In a joint effort, Harvard University and the Massachusetts Institute of Technology rolled out a piece of software this month that would provide instant feedback on essays and gives students the opportunity to correct their answers for more credit.

Some in the higher education and tech worlds have touted it as an educational boon, saving professors and students time and grunt work. EdX expects plenty of universities to catch on to aspects of the program and follow in the footsteps of some of its partners like Georgetown University and University of Texas, which have already launched free online courses through the venture.

And while GW administrators say they have no immediate plans to adopt the software, they admit the technology is intriguing. But they should continue to tread lightly on rocky technological terrain.

The edX software would degrade the classroom experience, replacing valid, personal faculty feedback with tips from computers.

The note of caution is key, especially as the University rightfully looks toward innovation. The University recently appointed its first vice provost for online education and academic innovation, handing the job to former law dean Paul Schiff Berman. It’s also expanded its base of online graduate programs and made them more interactive.

With such a push toward online education recently, it seems logical – albeit frightening – that edX’s essay-grading software is a realm that could be explored.

“My immediate personal thought is that it potentially is a great learning tool,” Associate Provost and Director of the Teaching and Learning Collaborative Denis Cioffi said in an email. “If a student could see how to improve an essay immediately, redrafts might be much more attractive, and rapid improvement might occur.”

Using technology to enhance the classroom experience is, of course, vital. Students learn better with visual components, like PowerPoint presentations and YouTube videos, to augment lectures. And there’s something to be said about making college-level classes affordable for the masses through online education.

But when considering ways to offer some academic options online, computer-graded essays should remain off-limits. After all, it’s hard to imagine how a machine could grade something as subjective as a paper.

Essays by their very nature are subjective, argument-based and difficult to quantify. And unlike a standardized test or a math problem, there isn’t necessarily a right answer. What’s troubling about edX’s invention is that it assumes you can plug in a formula for the perfect essay, but that simply isn’t the case.

Computers can tell you if you have a run-on sentence or a misspelling, but they can’t help improve the ideas of an argument or thesis. That’s where teachers come in. A professor’s purpose is to provide meaningful feedback to students and help them develop their argument.

When I’m writing a paper, I often bring it to the professor and we edit my work together. It triggers a dialogue about my progress and gives me ways to improve the draft.

I fear that edX’s invention would render this important step in the learning process virtually obsolete. Professors would lose relevance, as there would be no need for them to give students feedback.
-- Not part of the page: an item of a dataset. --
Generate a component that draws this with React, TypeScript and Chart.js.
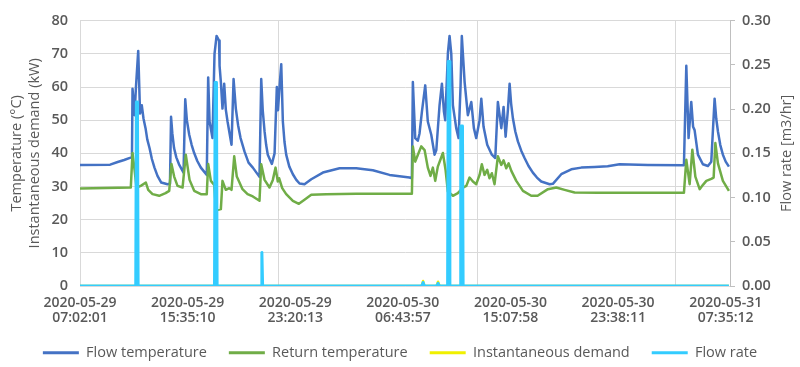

GW, like many other institutions, has a comprehensive writing program that, in theory, relies heavily on one-on-one conversations. The writing courses are intentionally small, which gives students the ability to work closely with their professors.

No computer can replace that.

Technology is an important part of higher education, and it should be. But we should be wary of what it might replace.

Dan Grover, a freshman majoring in English, is a Hatchet columnist.